First, let’s get something straight: I don’t have any problems with men who sew, knit, or create any articles of clothing utilizing fibers or whatnot. I’m very pro-clothing, as without it, we’d all be nude… and while that sounds like a good idea at times – there are a lot of people out there who I DON’T want to see crouching down to pick up their newspapers every morning.
Now, the whole Fleshlight thing, I obviously have something of an infatuation with currently. I do not own one of these amazing inventions – nor do I think it likely that I ever will… just based on the fact that I’m not the type who spends money on sex-toys, regardless of how fun they might be. Never the less, I have X-tube for the purposes of watching OTHER men enjoy their amazing cock-sleeve of joy. And all the power to them. Maybe once I’m rich from my practically invisible gay web-comic – I’ll worry about the frivolity of pleasure-toys… but until then, boys gotz’ta eat, yo.

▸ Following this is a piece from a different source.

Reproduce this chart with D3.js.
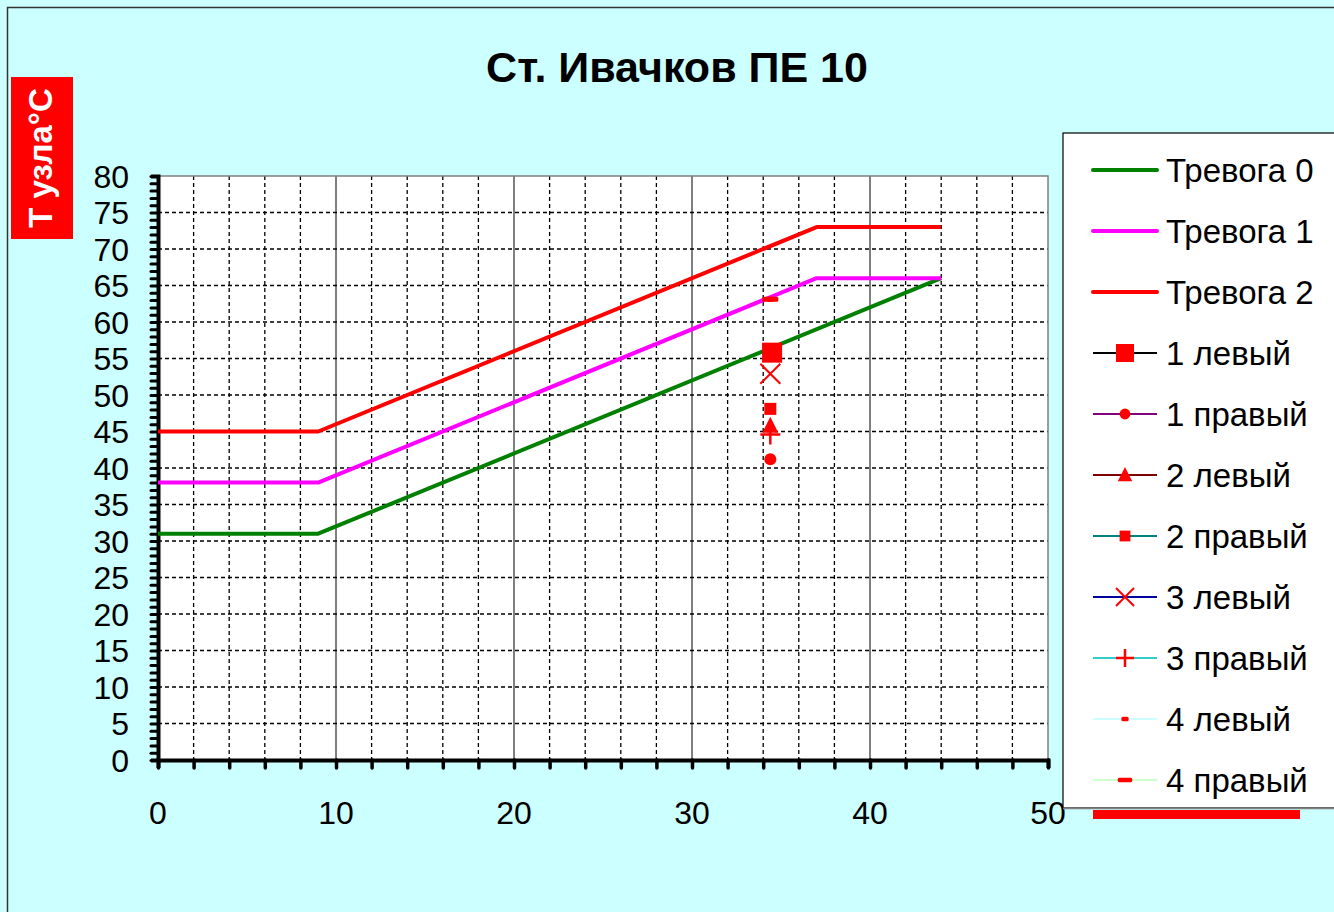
<!DOCTYPE html>
<html>
<head>
<meta charset="utf-8">
<script src="https://cdn.jsdelivr.net/npm/d3@7"></script>
<style>
  html, body { margin: 0; padding: 0; background: #ccffff; }
  svg { display: block; font-family: "Liberation Sans", Arial, sans-serif; }
</style>
</head>
<body>
<svg id="chart" width="1334" height="912"></svg>
<script>
// Alarm thresholds (T of the node vs. ambient)
const alarm0X = [0, 9, 44];
const alarm0T = [31, 31, 66];
const alarm1X = [0, 9, 37, 44];
const alarm1T = [38, 38, 66, 66];
const alarm2X = [0, 9, 37, 44];
const alarm2T = [45, 45, 73, 73];

// Measured sensor readings
const sensorNames = ["1 левый", "1 правый", "2 левый", "2 правый", "3 левый", "3 правый", "4 левый", "4 правый"];
const sensorX = [34.5, 34.4, 34.4, 34.4, 34.4, 34.4, 34.4, 34.4];
const sensorT = [55.8, 41.2, 45.8, 48.1, 52.9, 44.6, 63.1, 63.1];

const xTicks = [0, 10, 20, 30, 40, 50];
const yTicks = [0, 5, 10, 15, 20, 25, 30, 35, 40, 45, 50, 55, 60, 65, 70, 75, 80];

const alarmNames = ["Тревога 0", "Тревога 1", "Тревога 2"];
const alarmColors = ["#008000", "#ff00ff", "#ff0000"];
const sensorLineColors = ["#000000", "#800080", "#800000", "#008080", "#0000a0", "#33cccc", "#ccffff", "#ccffcc"];
const sensorShapes = ["bigSquare", "circle", "triangle", "smallSquare", "x", "plus", "dashSmall", "dash"];

const svg = d3.select("#chart");

// Outer chart frame
svg.append("rect").attr("x", 0).attr("y", 0).attr("width", 1334).attr("height", 912).attr("fill", "#ccffff");
svg.append("path").attr("d", "M7.5,912 V7.5 H1334").attr("fill", "none").attr("stroke", "#333").attr("stroke-width", 1.5);

const plot = { left: 158, right: 1048, top: 176, bottom: 760 };
const x = d3.scaleLinear().domain([0, 50]).range([plot.left, plot.right]);
const y = d3.scaleLinear().domain([0, 80]).range([plot.bottom, plot.top]);

// Plot background
svg.append("rect")
  .attr("x", plot.left).attr("y", plot.top)
  .attr("width", plot.right - plot.left).attr("height", plot.bottom - plot.top)
  .attr("fill", "#ffffff");

// Grid: dashed every 2 along x, solid every 10; dashed every 5 along y
const grid = svg.append("g");
d3.range(2, 50, 2).forEach(v => {
  const solid = v % 10 === 0;
  grid.append("line")
    .attr("x1", x(v)).attr("x2", x(v)).attr("y1", plot.top).attr("y2", plot.bottom)
    .attr("stroke", "#000").attr("stroke-width", solid ? 1 : 1.3)
    .attr("stroke-dasharray", solid ? null : "4,3");
});
d3.range(5, 80, 5).forEach(v => {
  grid.append("line")
    .attr("x1", plot.left).attr("x2", plot.right).attr("y1", y(v)).attr("y2", y(v))
    .attr("stroke", "#000").attr("stroke-width", 1.3)
    .attr("stroke-dasharray", "4,3");
});

// Top and right plot border
svg.append("path")
  .attr("d", `M${plot.left},${plot.top} H${plot.right} V${plot.bottom}`)
  .attr("fill", "none").attr("stroke", "#808080").attr("stroke-width", 1.5);

// Axes
const xAxis = d3.axisBottom(x).tickValues(d3.range(0, 51, 2)).tickSize(8).tickFormat("");
const gx = svg.append("g").attr("transform", `translate(0,${plot.bottom})`).call(xAxis);
gx.select(".domain").attr("stroke", "#000").attr("stroke-width", 4);
gx.selectAll(".tick line").attr("stroke", "#000").attr("stroke-width", 3.5).attr("stroke-linecap", "round");

const yAxis = d3.axisLeft(y).tickValues(d3.range(0, 81, 1)).tickSize(7).tickFormat("");
const gy = svg.append("g").attr("transform", `translate(${plot.left},0)`).call(yAxis);
gy.select(".domain").attr("stroke", "#000").attr("stroke-width", 4);
gy.selectAll(".tick line").attr("stroke", "#000").attr("stroke-width", 3).attr("stroke-linecap", "round");

// Tick labels
svg.append("g").selectAll("text").data(yTicks).join("text")
  .attr("x", 129).attr("y", d => y(d)).attr("dy", "0.36em")
  .attr("text-anchor", "end").attr("font-size", 32).attr("fill", "#000")
  .text(d => d);
svg.append("g").selectAll("text").data(xTicks).join("text")
  .attr("x", d => x(d)).attr("y", 824)
  .attr("text-anchor", "middle").attr("font-size", 32).attr("fill", "#000")
  .text(d => d);

// Alarm threshold lines
const line = d3.line().x(d => x(d[0])).y(d => y(d[1]));
[[alarm0X, alarm0T], [alarm1X, alarm1T], [alarm2X, alarm2T]].forEach(([xs, ts], i) => {
  svg.append("path")
    .datum(xs.map((v, k) => [v, ts[k]]))
    .attr("d", line)
    .attr("fill", "none").attr("stroke", alarmColors[i]).attr("stroke-width", 4)
    .attr("stroke-linejoin", "round");
});

// Marker drawing helper
function drawMarker(g, shape, cx, cy, scale) {
  const s = scale || 1;
  const red = "#ff0000";
  switch (shape) {
    case "bigSquare":
      g.append("rect").attr("x", cx - 10 * s).attr("y", cy - 10 * s).attr("width", 20 * s).attr("height", 20 * s).attr("fill", red);
      break;
    case "circle":
      g.append("circle").attr("cx", cx).attr("cy", cy).attr("r", 6 * s).attr("fill", red);
      break;
    case "triangle":
      g.append("path").attr("d", `M${cx},${cy - 9 * s} L${cx + 8 * s},${cy + 7 * s} L${cx - 8 * s},${cy + 7 * s} Z`).attr("fill", red);
      break;
    case "smallSquare":
      g.append("rect").attr("x", cx - 6 * s).attr("y", cy - 6 * s).attr("width", 12 * s).attr("height", 12 * s).attr("fill", red);
      break;
    case "x":
      g.append("path").attr("d", `M${cx - 10 * s},${cy - 10 * s} L${cx + 10 * s},${cy + 10 * s} M${cx + 10 * s},${cy - 10 * s} L${cx - 10 * s},${cy + 10 * s}`)
        .attr("stroke", red).attr("stroke-width", 2);
      break;
    case "plus":
      g.append("path").attr("d", `M${cx - 10 * s},${cy} H${cx + 10 * s} M${cx},${cy - 10 * s} V${cy + 10 * s}`)
        .attr("stroke", red).attr("stroke-width", 2.5);
      break;
    case "dashSmall":
      g.append("rect").attr("x", cx - 4 * s).attr("y", cy - 2.5 * s).attr("width", 8 * s).attr("height", 5 * s).attr("rx", 1.5).attr("fill", red);
      break;
    case "dash":
      g.append("rect").attr("x", cx - 8 * s).attr("y", cy - 2.5 * s).attr("width", 16 * s).attr("height", 5 * s).attr("rx", 1.5).attr("fill", red);
      break;
  }
}

// Sensor points, drawn in reverse so the first series sits on top
const pts = svg.append("g");
d3.range(sensorNames.length).reverse().forEach(i => {
  drawMarker(pts, sensorShapes[i], x(sensorX[i]), y(sensorT[i]), 1);
});

// Title
svg.append("text")
  .attr("x", 677).attr("y", 82)
  .attr("text-anchor", "middle").attr("font-size", 43).attr("font-weight", "bold").attr("fill", "#000")
  .text("Ст. Ивачков ПЕ 10");

// Y axis title badge
svg.append("rect").attr("x", 11).attr("y", 77).attr("width", 62).attr("height", 162).attr("fill", "#ff0000");
svg.append("text")
  .attr("transform", "translate(52,158) rotate(-90)")
  .attr("text-anchor", "middle").attr("font-size", 33).attr("font-weight", "bold").attr("fill", "#ffffff")
  .text("Т узла°С");

// Legend
const legend = svg.append("g");
legend.append("rect")
  .attr("x", 1063).attr("y", 133).attr("width", 300).attr("height", 675)
  .attr("fill", "#ffffff").attr("stroke", "#000").attr("stroke-width", 1.2);
legend.append("line").attr("x1", 1063).attr("x2", 1334).attr("y1", 808.5).attr("y2", 808.5)
  .attr("stroke", "#808080").attr("stroke-width", 1.5);

const legendItems = alarmNames.map((n, i) => ({ name: n, color: alarmColors[i], shape: null, width: 4 }))
  .concat(sensorNames.map((n, i) => ({ name: n, color: sensorLineColors[i], shape: sensorShapes[i], width: 2 })));
const rowY = d3.scaleLinear().domain([0, legendItems.length - 1]).range([170, 780]);
legendItems.forEach((d, i) => {
  const cy = rowY(i);
  legend.append("line").attr("x1", 1093).attr("x2", 1157).attr("y1", cy).attr("y2", cy)
    .attr("stroke", d.color).attr("stroke-width", d.width).attr("stroke-linecap", d.shape ? "butt" : "round");
  if (d.shape) drawMarker(legend, d.shape, 1125, cy, 0.9);
  legend.append("text").attr("x", 1166).attr("y", cy).attr("dy", "0.36em")
    .attr("font-size", 33).attr("fill", "#000").text(d.name);
});

// Red bar under the legend
svg.append("rect").attr("x", 1093).attr("y", 810).attr("width", 207).attr("height", 9).attr("fill", "#ff0000");
</script>
</body>
</html>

In other news: I love my coffee shop. I love being able to sit and draw, chat with some very awesome baristas (baristi? baristamos?), and check out the man-candy sauntering about the place. Now, it’s obvious I don’t have a “classical taste” in gay men. Washboard stomachs to me hold no candle to a robust full-bodied barrel of a man… and damn if this state doesn’t have those in spades. So oft will I see the hairy bearded gent waddle to the nearest table and press ham to seat in a maneuver which displays more ass-crackery than this boy deserves. I need a better cell-phone camera to capture these moments in pornographic detail for these late nights at the computer.